与此同时,神圣者又是凌驾于一切所是者之上的审判。它在公义与爱的意义上要求个人和社会的神圣性。我们的终极关切表征着我们本质上所是者,以及因此而来的,本质上所应是者。它代表着我们存在的法则,既反对我们亦为了我们。缺少了对我们所应是者提出要求的力量,神圣就不可能为我们所经验。

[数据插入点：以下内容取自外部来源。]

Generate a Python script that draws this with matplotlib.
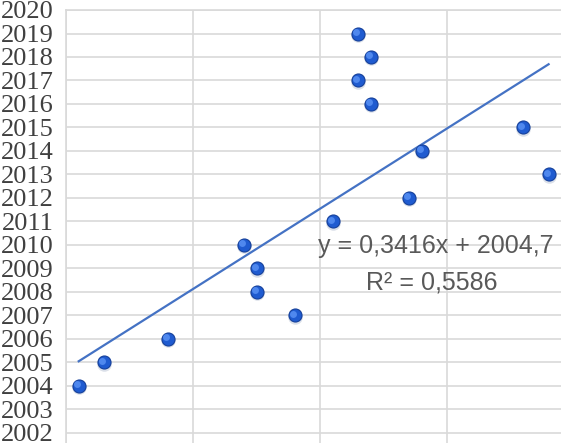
import matplotlib
matplotlib.use('Agg')
import matplotlib.pyplot as plt
import numpy as np

# точки данных (x - номер, y - год)
x_vals = [1, 3, 8, 14, 15, 15, 18, 21, 23, 24, 23, 24, 27, 28, 36, 38]
y_vals = [2004, 2005, 2006, 2010, 2009, 2008, 2007, 2011, 2019, 2018, 2017, 2016, 2012, 2014, 2015, 2013]
y_ticks = list(range(2002, 2021))
x_grid = [0, 10, 20, 30, 40]
eq_text = 'y = 0,3416x + 2004,7'
r2_text = 'R² = 0,5586'

fig = plt.figure(figsize=(5.61, 4.43), dpi=100)
ax = fig.add_axes([66 / 561, -10 / 443, 508 / 561, 443 / 443])
ax.set_xlim(0, 40)
ax.set_ylim(2002 - 20 / 23.5, 2020)

ax.set_yticks(y_ticks)
ax.set_yticklabels([str(t) for t in y_ticks], family='Liberation Serif', fontsize=19, color='#404040')
ax.set_xticks(x_grid)
ax.tick_params(axis='y', length=0, pad=9)
ax.tick_params(axis='x', length=0, labelbottom=False)
ax.grid(True, color='#d9d9d9', linewidth=1.2)
ax.set_axisbelow(True)
for s in ['bottom', 'right']:
    ax.spines[s].set_visible(False)
for s in ['top', 'left']:
    ax.spines[s].set_color('#d9d9d9')
    ax.spines[s].set_linewidth(1.2)

# линия тренда
k, b = np.polyfit(x_vals, y_vals, 1)
xt = np.array([min(x_vals), max(x_vals)])
ax.plot(xt, k * xt + b, color='#4472c4', linewidth=1.6, zorder=2)

# точки (объёмный вид)
ax.scatter(x_vals, np.array(y_vals) - 0.06, s=110, color='#9aa8c0', alpha=0.35, linewidths=0, zorder=3)
ax.scatter(x_vals, y_vals, s=88, color='#1f5bd0', edgecolors='#15409a', linewidths=0.8, zorder=4)
ax.scatter(np.array(x_vals) - 0.15, np.array(y_vals) + 0.08, s=25, color='#4f88ee', linewidths=0, zorder=5)

ax.text(29.1, 2009.97, eq_text, ha='center', va='center', family='Liberation Sans',
        fontsize=18, color='#595959')
ax.text(28.8, 2008.4, r2_text, ha='center', va='center', family='Liberation Sans',
        fontsize=18, color='#595959')

plt.savefig('out.png', dpi=100)
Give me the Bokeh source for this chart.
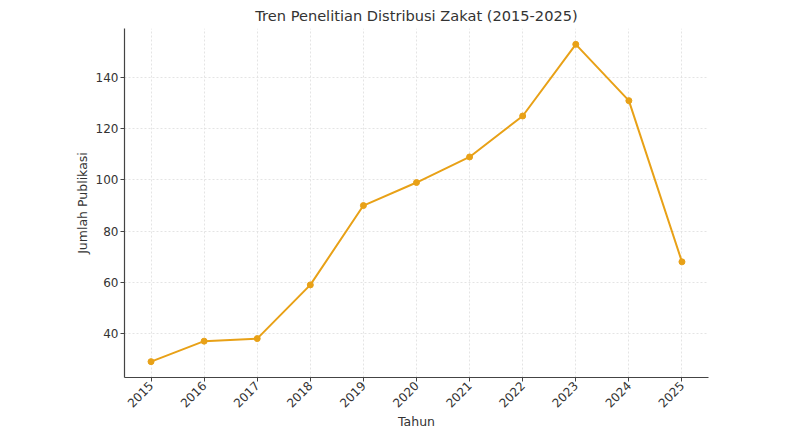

如果我们将神圣者经验中的这第一种因素称之为“所是者之神圣”(the holiness of being),那么神圣者经验中的第二种因素就可以称之为“所应是者之神圣”(the holiness of what ought to be)。略而言之,我们可以将信仰的第一种形式称之为信仰的本体论类型,而将第二种形式称作信仰的道德类型。诸宗教内部与诸宗教之间的信仰的动态结构很大程度上是由这两种类型,由它们之间的相互依存与相互冲突所决定的。它们的影响所及,不仅深入到各大历史性宗教的运动之中,也深入到个体信仰最隐秘的细胞之中。它们遍在于每一种信仰行为之中。但它们之中总有一者占据着主导地位;因为人是有限的,他永远无法在一种完全的平衡状态中将真理的一切因素统一起来。另一方面,他又无法安于对其有限性的意识,因为信仰乃是对终极者的关切及其充分表达。如果人的整个实存被某种尚非终极的事物所决定,那么,他的信仰就是不充分的。因此,他就必定要不断试图去打破他的有限性界限,要去企及那永不能被企及者,即终极者本身。正是自这一张力中,信仰和宽容的问题才会产生。宽容与相对主义密不可分,也与并不寻求任何终极之物的态度相捆绑,它是否定性的,并无任何内容。它注定要摆向它自己的对立面,一种不宽容的绝对主义。信仰必定要将基于其相对性之上的宽容与基于其所关切之终极性上的确定性相统一。这一问题存在于信仰的所有类型中,但在基督教的新教形式中尤为活跃。新教信仰的伟大与危险正是来自那种自我批评的力量和直面自身相对性的勇气。在新教这里,比在任何其他地方都更为明显也更为自觉地表现出信仰的这一动态结构,即在其主张的绝对性与其生命的相对性之间的无限张力。